REQUIRED TASK
Write the listing below out again exactly, dropping the images.

:::

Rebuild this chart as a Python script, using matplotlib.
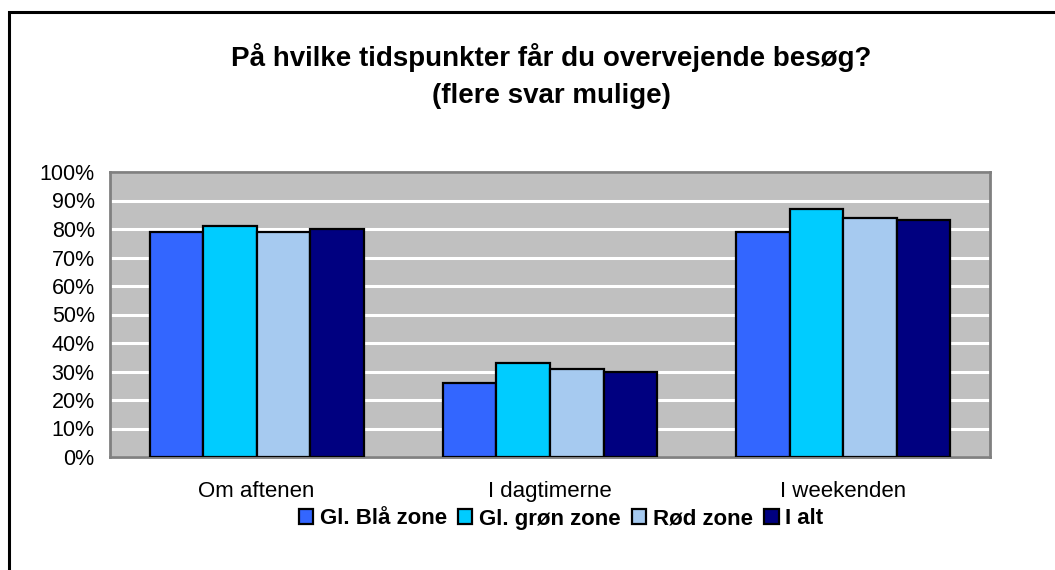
import numpy as np
import matplotlib
matplotlib.use("Agg")
import matplotlib.pyplot as plt
from matplotlib.patches import Rectangle

plt.rcParams["font.family"] = ["Liberation Sans", "DejaVu Sans"]

categories = ["Om aftenen", "I dagtimerne", "I weekenden"]
series = ["Gl. Blå zone", "Gl. grøn zone", "Rød zone", "I alt"]
values = {
    "Gl. Blå zone": [79, 26, 79],
    "Gl. grøn zone": [81, 33, 87],
    "Rød zone": [79, 31, 84],
    "I alt": [80, 30, 83],
}
colors = ["#3366FF", "#00CCFF", "#A6CAF0", "#000080"]
yticks = np.arange(0, 101, 10)

W, H = 1055, 570
fig = plt.figure(figsize=(W / 100, H / 100), dpi=100)
ax = fig.add_axes([110 / W, 1 - 457 / H, 880 / W, 285 / H])

# outer chart frame (runs off the right and bottom edges)
fig.patches.append(Rectangle((8.5 / W, -0.1), 1.2, 1 - 12.5 / H + 0.1,
                             transform=fig.transFigure, fill=False,
                             edgecolor="black", lw=2.2))

x = np.arange(len(categories))
bw = 0.1825
for i, (s, c) in enumerate(zip(series, colors)):
    ax.bar(x + (i - 1.5) * bw, values[s], bw, color=c, edgecolor="black",
           lw=1.6, label=s, zorder=3)

ax.set_facecolor("#C0C0C0")
ax.set_xlim(-0.5, 2.5)
ax.set_ylim(0, 100)
ax.set_yticks(yticks)
ax.set_yticklabels([f"{v}%" for v in yticks], fontsize=15.5)
ax.set_xticks(x)
ax.set_xticklabels(categories, fontsize=16)
ax.tick_params(axis="both", length=0)
ax.tick_params(axis="y", pad=11)
ax.tick_params(axis="x", pad=17)
ax.grid(axis="y", color="white", lw=2.2, zorder=1)
for sp in ax.spines.values():
    sp.set_color("#808080")
    sp.set_linewidth(2)

fig.text(551 / W, 1 - 58 / H, "På hvilke tidspunkter får du overvejende besøg?",
         ha="center", va="center", fontsize=20, fontweight="bold")
fig.text(551 / W, 1 - 96 / H, "(flere svar mulige)",
         ha="center", va="center", fontsize=20, fontweight="bold")

fig.legend(loc="center", bbox_to_anchor=(561 / W, 1 - 519 / H), ncol=4,
           frameon=False, prop={"weight": "bold", "size": 16},
           handlelength=0.65, handleheight=0.65, handletextpad=0.3,
           columnspacing=0.5)

fig.savefig("out.png", dpi=100)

:::

WRITTEN ANSWER
Rebuild this chart as a Python script, using matplotlib.
import numpy as np
import matplotlib
matplotlib.use("Agg")
import matplotlib.pyplot as plt
from matplotlib.patches import Rectangle

plt.rcParams["font.family"] = ["Liberation Sans", "DejaVu Sans"]

categories = ["Om aftenen", "I dagtimerne", "I weekenden"]
series = ["Gl. Blå zone", "Gl. grøn zone", "Rød zone", "I alt"]
values = {
    "Gl. Blå zone": [79, 26, 79],
    "Gl. grøn zone": [81, 33, 87],
    "Rød zone": [79, 31, 84],
    "I alt": [80, 30, 83],
}
colors = ["#3366FF", "#00CCFF", "#A6CAF0", "#000080"]
yticks = np.arange(0, 101, 10)

W, H = 1055, 570
fig = plt.figure(figsize=(W / 100, H / 100), dpi=100)
ax = fig.add_axes([110 / W, 1 - 457 / H, 880 / W, 285 / H])

# outer chart frame (runs off the right and bottom edges)
fig.patches.append(Rectangle((8.5 / W, -0.1), 1.2, 1 - 12.5 / H + 0.1,
                             transform=fig.transFigure, fill=False,
                             edgecolor="black", lw=2.2))

x = np.arange(len(categories))
bw = 0.1825
for i, (s, c) in enumerate(zip(series, colors)):
    ax.bar(x + (i - 1.5) * bw, values[s], bw, color=c, edgecolor="black",
           lw=1.6, label=s, zorder=3)

ax.set_facecolor("#C0C0C0")
ax.set_xlim(-0.5, 2.5)
ax.set_ylim(0, 100)
ax.set_yticks(yticks)
ax.set_yticklabels([f"{v}%" for v in yticks], fontsize=15.5)
ax.set_xticks(x)
ax.set_xticklabels(categories, fontsize=16)
ax.tick_params(axis="both", length=0)
ax.tick_params(axis="y", pad=11)
ax.tick_params(axis="x", pad=17)
ax.grid(axis="y", color="white", lw=2.2, zorder=1)
for sp in ax.spines.values():
    sp.set_color("#808080")
    sp.set_linewidth(2)

fig.text(551 / W, 1 - 58 / H, "På hvilke tidspunkter får du overvejende besøg?",
         ha="center", va="center", fontsize=20, fontweight="bold")
fig.text(551 / W, 1 - 96 / H, "(flere svar mulige)",
         ha="center", va="center", fontsize=20, fontweight="bold")

fig.legend(loc="center", bbox_to_anchor=(561 / W, 1 - 519 / H), ncol=4,
           frameon=False, prop={"weight": "bold", "size": 16},
           handlelength=0.65, handleheight=0.65, handletextpad=0.3,
           columnspacing=0.5)

fig.savefig("out.png", dpi=100)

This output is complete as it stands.